Learning in action!
It’s always fun when you get to apply something you’re learning in a class to real life, right when you’re learning it.
I’m taking a Database Internals class, and we’ve spent a lot of time learning about indexes – what kinds there are, how each kind works, the pros and cons, etc. This week we learned about implementing different query operators, different kinds of joins, etc.
Now, for those of you who don’t know, indexes help to make looking up certain information in a database faster. I’ve never see the actual effect myself – all of the databases that I’ve worked with have been little toy databases of my own (with barely any data in them), or pre-established databases that already had the appropriate indexes.
Last night, C needed some help working with some data for his work. He has an ENORMOUS spreadsheet that someone gave him, but he needed to make some changes to it. It either couldn’t be done in Excel or would take a ridiculous amount of time, so he asked if I could do it with an SQL query. I couldn’t actually think of a way to do it in a single query, but I did know a simple way to do it with a PHP script running a lot of SQL queries. So we loaded the data up into a MySQL database I created for it* (and at first the file was actually too large to import into the database!) and I ran my script. It took about a minute to run, maybe a little longer. I tweaked it a bit to fix a couple of errors, and then it worked perfectly.
When finished, I decided, just for fun, to add an index to the table on one of the fields that was used a lot in the query. Then I ran the script again, and it only took ~5 seconds! This was really exciting for me – yes, I’m a nerd. I really enjoyed getting to see the results of indexing in action, just like I’d learned about – and I especially love the fact that I know exactly how and why it worked!
Also, on a side note, computers are awesome.
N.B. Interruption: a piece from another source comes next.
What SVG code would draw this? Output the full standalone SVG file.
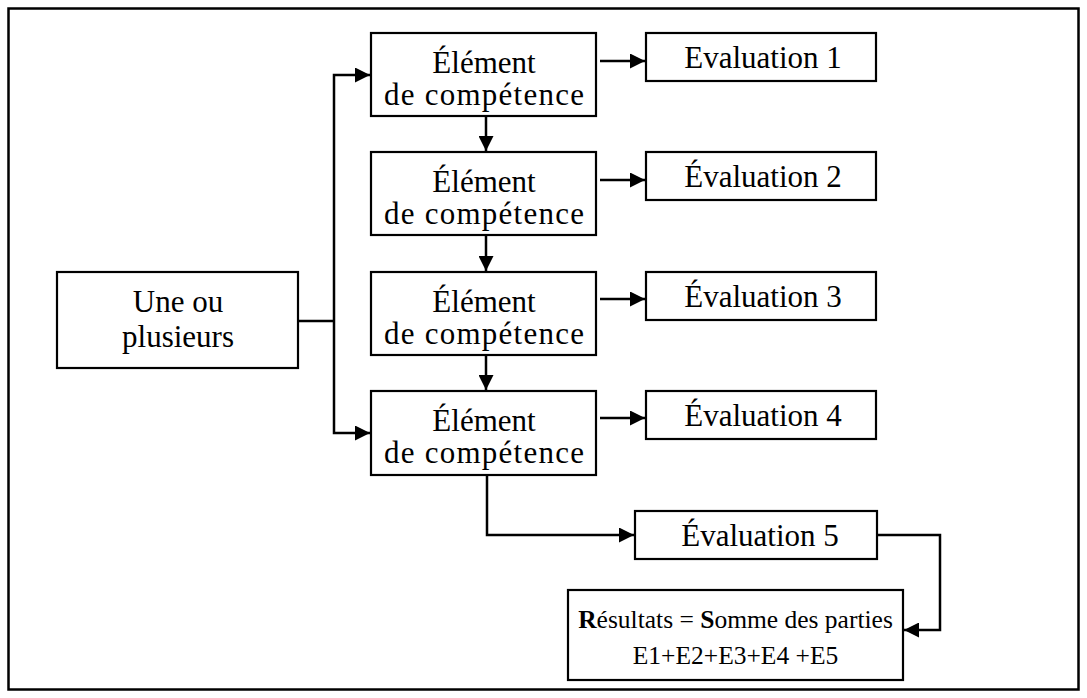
<svg xmlns="http://www.w3.org/2000/svg" width="1087" height="698" viewBox="0 0 1087 698">
<style>
.box{fill:#fff;stroke:#000;stroke-width:2.2}
.t{font-family:"Liberation Serif","Times New Roman",serif;font-size:31px;fill:#000;text-anchor:middle}
.r{font-size:25.5px}
.c{fill:none;stroke:#000;stroke-width:2.5}
</style>
<defs>
<marker id="ah" viewBox="0 0 15 15" refX="15" refY="7.5" markerWidth="15" markerHeight="15" markerUnits="userSpaceOnUse" orient="auto">
<path d="M0,0 L15,7.5 L0,15 Z" fill="#000"/>
</marker>
</defs>
<rect x="0" y="0" width="1087" height="698" fill="#fff"/>
<rect id="frame" x="8.5" y="8.5" width="1070" height="681" fill="none" stroke="#000" stroke-width="2.5"/>
<g id="connectors">
<polyline class="c" points="298,321 334,321"/>
<polyline class="c" points="334,321 334,75 370,75" marker-end="url(#ah)"/>
<polyline class="c" points="334,321 334,433 370,433" marker-end="url(#ah)"/>
<line class="c" x1="486" y1="116" x2="486" y2="151" marker-end="url(#ah)"/>
<line class="c" x1="486" y1="235" x2="486" y2="271" marker-end="url(#ah)"/>
<line class="c" x1="486" y1="355" x2="486" y2="390" marker-end="url(#ah)"/>
<line class="c" x1="600" y1="61" x2="645" y2="61" marker-end="url(#ah)"/>
<line class="c" x1="600" y1="180" x2="645" y2="180" marker-end="url(#ah)"/>
<line class="c" x1="600" y1="299" x2="645" y2="299" marker-end="url(#ah)"/>
<line class="c" x1="600" y1="418" x2="645" y2="418" marker-end="url(#ah)"/>
<polyline class="c" points="487,475 487,535 634,535" marker-end="url(#ah)"/>
<polyline class="c" points="877,535 940,535 940,630 904,630" marker-end="url(#ah)"/>
</g>
<g id="une">
<rect class="box" x="57" y="272" width="241" height="96"/>
<text class="t" x="178" y="312">Une ou</text>
<text class="t" x="178" y="347">plusieurs</text>
</g>
<g id="elem1">
<rect class="box" x="371" y="33" width="225" height="83"/>
<text class="t" x="484" y="73">Élément</text>
<text class="t" x="484" y="105" textLength="200" lengthAdjust="spacing">de compétence</text>
</g>
<g id="elem2">
<rect class="box" x="371" y="152" width="225" height="83"/>
<text class="t" x="484" y="192">Élément</text>
<text class="t" x="484" y="224" textLength="200" lengthAdjust="spacing">de compétence</text>
</g>
<g id="elem3">
<rect class="box" x="371" y="272" width="225" height="83"/>
<text class="t" x="484" y="312">Élément</text>
<text class="t" x="484" y="344" textLength="200" lengthAdjust="spacing">de compétence</text>
</g>
<g id="elem4">
<rect class="box" x="371" y="391" width="225" height="84"/>
<text class="t" x="484" y="431">Élément</text>
<text class="t" x="484" y="463" textLength="200" lengthAdjust="spacing">de compétence</text>
</g>
<g id="eval1">
<rect class="box" x="646" y="33" width="230" height="48"/>
<text class="t" x="763" y="68">Evaluation 1</text>
</g>
<g id="eval2">
<rect class="box" x="646" y="152" width="230" height="48"/>
<text class="t" x="763" y="187">Évaluation 2</text>
</g>
<g id="eval3">
<rect class="box" x="646" y="272" width="230" height="48"/>
<text class="t" x="763" y="307">Évaluation 3</text>
</g>
<g id="eval4">
<rect class="box" x="646" y="391" width="230" height="48"/>
<text class="t" x="763" y="426">Évaluation 4</text>
</g>
<g id="eval5">
<rect class="box" x="635" y="511" width="242" height="48"/>
<text class="t" x="760" y="546">Évaluation 5</text>
</g>
<g id="resultats">
<rect class="box" x="568" y="590" width="335" height="90"/>
<text class="t r" x="735.5" y="628"><tspan font-weight="bold">R</tspan>ésultats = <tspan font-weight="bold">S</tspan>omme des parties</text>
<text class="t r" x="735.5" y="664">E1+E2+E3+E4 +E5</text>
</g>
</svg>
What would take hours and hours of tedious manual labor took only a few seconds with a script and a properly-indexed database. It still boggles my mind sometimes just how fast computers really are!
*Actually, getting the data exported from Excel and into the database was the hardest part, and took a lot longer than either of us expected – partially because the Excel file was so huge that it took several minutes every time we needed to do any operation on the data to get it ready for export.
Have you played with the query planner at all? Most DBMSs (and I don’t think MySQL is an exception) have a way to input a query, and instead of running it (or while running it), they’ll tell you what steps they intend to take when they do run it, and exactly how long each one can be expected to take. Often the command is called EXPLAIN. When you add an index or something, the query plan will change, and what was once the big, expensive part will be different (an index scan instead of a table scan, for example), and cheaper. It’s kind of a neat tool, and occasionally very useful.
Yeah, I used that a little bit in my intro to DB class. I didn’t think to do that when I was playing around with the index, though. We also used a cool tool for Postgres called a visual planner that let us see tree visualizations of the different plans that Postgres considered for a query (and their costs) so you could see why you ended up with the query plan that you did. It was pretty interesting.